Brazil Investors Can Seek Options Markets
Brazil Investors Can Seek Options Markets

Investors are fleeing Brazil, yet option prices indicate that Latin America’s biggest economy should still be able to implement reforms that will benefit growth despite a corruption scandal that has ensnared President Michel Temer.

The benchmark Bovespa index of stocks slumped 8.8% following a May 18 report that Temer condoned a deal to pay the jailed former House Speaker Eduardo Cunha to not testify in the country’s biggest graft probe, Bloomberg reported.

The benchmark’s biggest one-day drop since the 2008 financial crisis came amid heightened uncertainty and concern that Temer’s implication in the scandal would prevent him from instituting a program of reforms considered critical to lifting Brazil out of a two-year downturn that saw the economy shrink 3% last year.

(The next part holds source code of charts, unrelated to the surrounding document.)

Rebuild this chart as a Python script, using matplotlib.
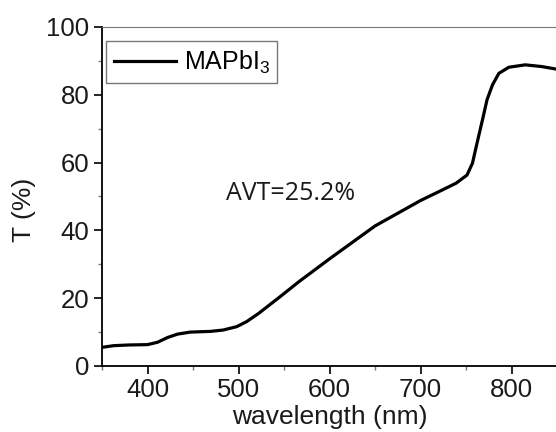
import matplotlib
matplotlib.use("Agg")
import matplotlib.pyplot as plt
from matplotlib.ticker import MultipleLocator

# transmittance spectrum
wavelength = [350, 363, 380, 400, 411, 422, 433, 447, 469, 483, 498, 509, 522,
              545, 567, 600, 650, 700, 720, 739, 751, 757, 762, 768, 773, 779,
              786, 797, 815, 833, 850]
trans = [5.5, 6.0, 6.2, 6.3, 7.0, 8.4, 9.4, 10.0, 10.2, 10.6, 11.6, 13.1, 15.5,
         20.3, 25.0, 31.6, 41.3, 48.8, 51.4, 53.9, 56.3, 59.8, 65.7, 72.6, 78.5, 82.9,
         86.3, 88.1, 88.8, 88.3, 87.5]

xticks = [400, 500, 600, 700, 800]
yticks = [0, 20, 40, 60, 80, 100]

plt.rcParams['font.family'] = ['Liberation Sans', 'DejaVu Sans']
plt.rcParams['mathtext.fontset'] = 'custom'
plt.rcParams['mathtext.rm'] = 'Liberation Sans'
plt.rcParams['mathtext.it'] = 'Liberation Sans'

fig = plt.figure(figsize=(5.56, 4.32), dpi=100)
ax = fig.add_axes([0.1835, 0.1528, 0.8185, 0.785])

ax.plot(wavelength, trans, color='black', lw=2.3, label=r'MAPbI$\mathregular{_3}$')

ax.set_xlim(350, 850)
ax.set_ylim(0, 100)
ax.set_xticks(xticks)
ax.set_yticks(yticks)
ax.xaxis.set_minor_locator(MultipleLocator(50))
ax.yaxis.set_minor_locator(MultipleLocator(10))
ax.tick_params(which='major', direction='out', length=6, width=1.2, labelsize=18.5, pad=3,
               labelcolor='#1a1a1a')
ax.tick_params(which='minor', direction='out', length=3, width=1, color='#777777')
ax.tick_params(top=False, right=False)

for s in ['left', 'bottom']:
    ax.spines[s].set_linewidth(1.3)
ax.spines['top'].set_color('#777777')
ax.spines['right'].set_color('#dddddd')

ax.set_xlabel('wavelength (nm)', fontsize=19, labelpad=2, color='#1a1a1a')
ax.set_ylabel('T (%)', fontsize=19, color='#1a1a1a')
ax.yaxis.set_label_coords(-0.145, 0.46)

ax.text(486.6, 51, 'AVT=25.2%', fontsize=18, family=['Open Sans', 'DejaVu Sans'],
        va='center', ha='left', color='#1a1a1a')

leg = ax.legend(loc='upper left', fontsize=18, frameon=True, fancybox=False,
                handlelength=2.5, borderpad=0.3, handletextpad=0.3,
                bbox_to_anchor=(0.009, 0.9587), borderaxespad=0)
leg.get_frame().set_edgecolor('#555555')
leg.get_frame().set_linewidth(1)

fig.savefig('out.png', dpi=100)
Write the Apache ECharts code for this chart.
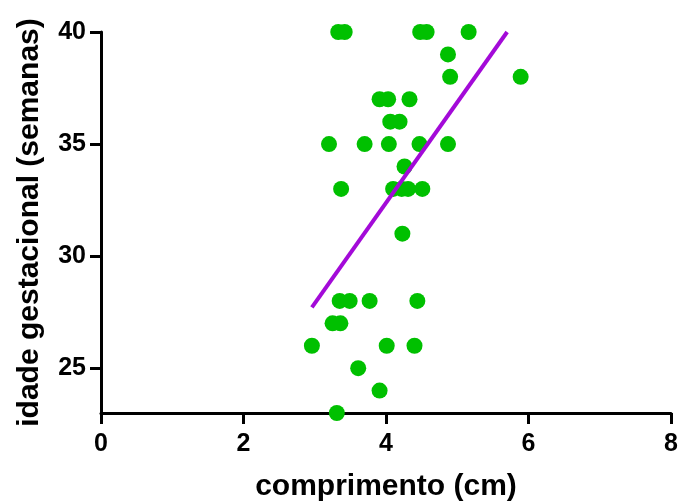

Leading lawmakers and a third of Temer’s cabinet have been implicated in the Operation Carwash scandal, which has uncovered systematic bribery of public officials in return for contracts with state-owned and private companies.

The Bovespa is little changed since the news emerged and options prices suggest the worst is over for the country in terms of damaging corporate and political revelations. More specifically, options prices on the Bovespa stock index indicate that the potential for the country’s equities outweigh the risk. In other words, the options market predicts that investors will receive more upside for the amount of downside risk they bear, making for an attractive investment.

Much like a corporation that recovers after revealing a slew of damaging news in one fell swoop—a so-called big-bath write-down—Brazil may now be in a position to focus on its problems, rather than ignore them, and implement the changes necessary to restore growth and the integrity of the political system.

Shares in Royal Dutch Shell Plc climbed 35% in 14 months after it took an $8.2 billion charge in October 2015 because of failed exploration projects in Alaska and elsewhere. Volkswagen AG has become the world’s biggest carmaker by volume and its shares advanced 23% in two months after it took a $7.5 billion write down, also in October 2015, following an admission that it had cheated on emissions tests for diesel vehicles.